作者投稿和查稿 主编审稿 专家审稿 编委审稿 远程编辑

计算机工程

• •    

BrainTumorLLM:面向脑肿瘤诊疗的中文领域大模型优化与评估

  • 出版日期:2025-09-25 发布日期:2025-09-25

BrainTumorLLM: Optimizing and Evaluating a Chinese Domain-Specific LLM for Brain Tumor Diagnosis and Treatment

  • Online:2025-09-25 Published:2025-09-25

摘要: 针对通用医学大模型在脑肿瘤领域存在的专业数据匮乏、临床适应性不足及生成内容准确性有限等问题,提出了一种专用于脑肿瘤诊疗领域的大型语言模型BrainTumorLLM。该模型基于Meta-Llama-3-8B-Instruct模型,通过监督微调(Supervised Fine-tuning,SFT)和人类反馈强化学习(Reinforcement Learning with Human Feedback,RLHF)技术优化,结合自建的高质量脑肿瘤问答数据集BrainTumorQA进行训练。数据集采用宏观-微观协同的构建框架,共包含11,000条问答对,涵盖宏观医学知识(症状、诊断方法、治疗方案)及微观临床病例(1252份真实脑肿瘤MRI报告),并通过脱敏处理与信息约束策略保障数据安全。技术实现中,采用低秩适配(Low-Rank Adaptation,LoRA)技术提升训练效率,设计宏观与微观两级提示模板引导模型生成专业化回答,并引入人类反馈学习,通过专家偏好驱动优化机制以及近端策略优化(Proximal Policy Optimization,PPO)算法强化生成内容的临床一致性。实验结果表明,BrainTumorLLM在脑肿瘤问答任务中显著优于通用及医学领域模型,在自动评估环节,其BLUE-1、BLUE-2上分别达到了0.3383和0.2684,ROUGE-1、ROUGE-2和ROUGE-L得分分别为0.3237、0.1466和0.2611,与较基底模型相比困惑度从20.362大幅降至7.674,充分显示了该模型在脑肿瘤诊疗领域的专业性、精准性及临床应用潜力,为脑肿瘤的诊断、治疗决策以及医学科研等工作提供有力的智能化辅助支持。

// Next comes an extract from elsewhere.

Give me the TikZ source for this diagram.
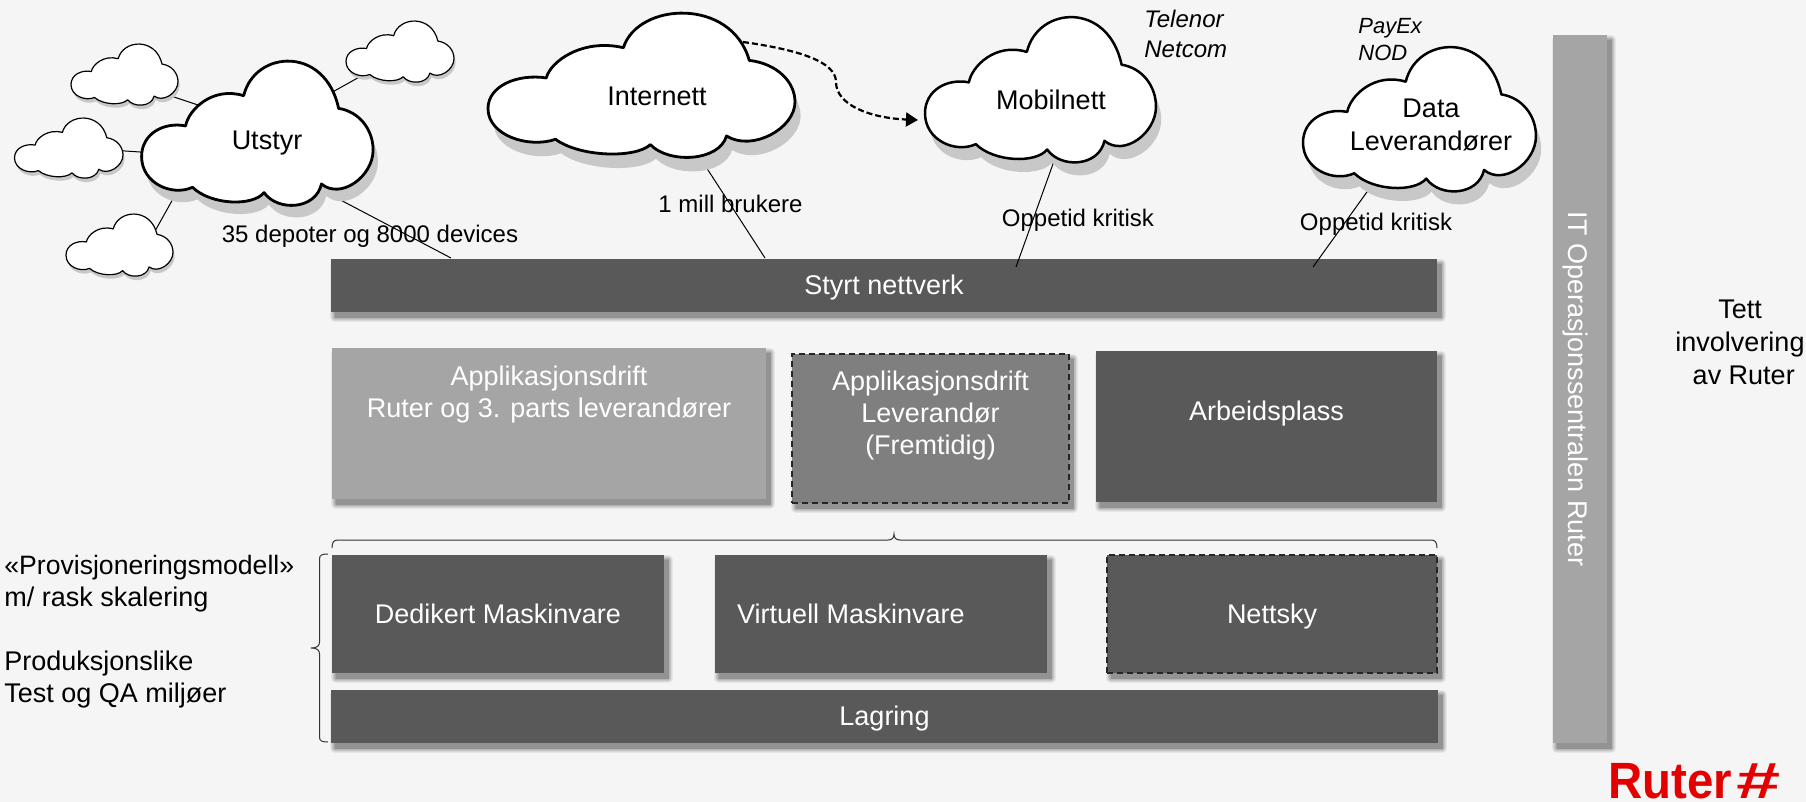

Abstract: To address the challenges faced by general-purpose medical large language models (LLMs) in the field of brain tumor care—namely the scarcity of domain-specific data, limited clinical adaptability, and insufficient accuracy of generated content—this paper proposes BrainTumorLLM, a specialized large language model tailored for brain tumor diagnosis and treatment. Built upon the Meta-Llama-3-8B-Instruct foundation model, BrainTumorLLM is optimized through Supervised Fine-tuning (SFT) and Reinforcement Learning with Human Feedback (RLHF), and trained using a self-constructed, high-quality dataset named BrainTumorQA. This dataset comprises 11,000 question-answer pairs, encompassing both macro-level medical knowledge (symptoms, diagnostic methods, treatment strategies) and micro-level clinical cases, including 1,252 de-identified real-world brain tumor MRI reports, with privacy safeguarded via anonymization and information constraint strategies. From a technical perspective, Low-Rank Adaptation (LoRA) is employed to enhance training efficiency. A two-tier prompting framework is designed to guide the model in generating domain-specific responses at both macro and micro levels. Furthermore, human feedback learning is integrated through an expert preference-driven optimization mechanism and the Proximal Policy Optimization (PPO) algorithm, reinforcing the clinical consistency of the generated content. Experimental results demonstrate that BrainTumorLLM significantly outperforms both general-purpose and medical-domain models on brain tumor-related question answering tasks. In automatic evaluations, it achieves BLEU-1 and BLEU-2 scores of 0.3383 and 0.2684, respectively, and ROUGE-1, ROUGE-2, and ROUGE-L scores of 0.3237, 0.1466, and 0.2611. Moreover, the model’s perplexity is substantially reduced from 20.362 (base model) to 7.674, highlighting its domain-specific precision, professional accuracy, and potential for clinical application. BrainTumorLLM offers a robust AI-powered tool to support brain tumor diagnosis, treatment planning, and medical research.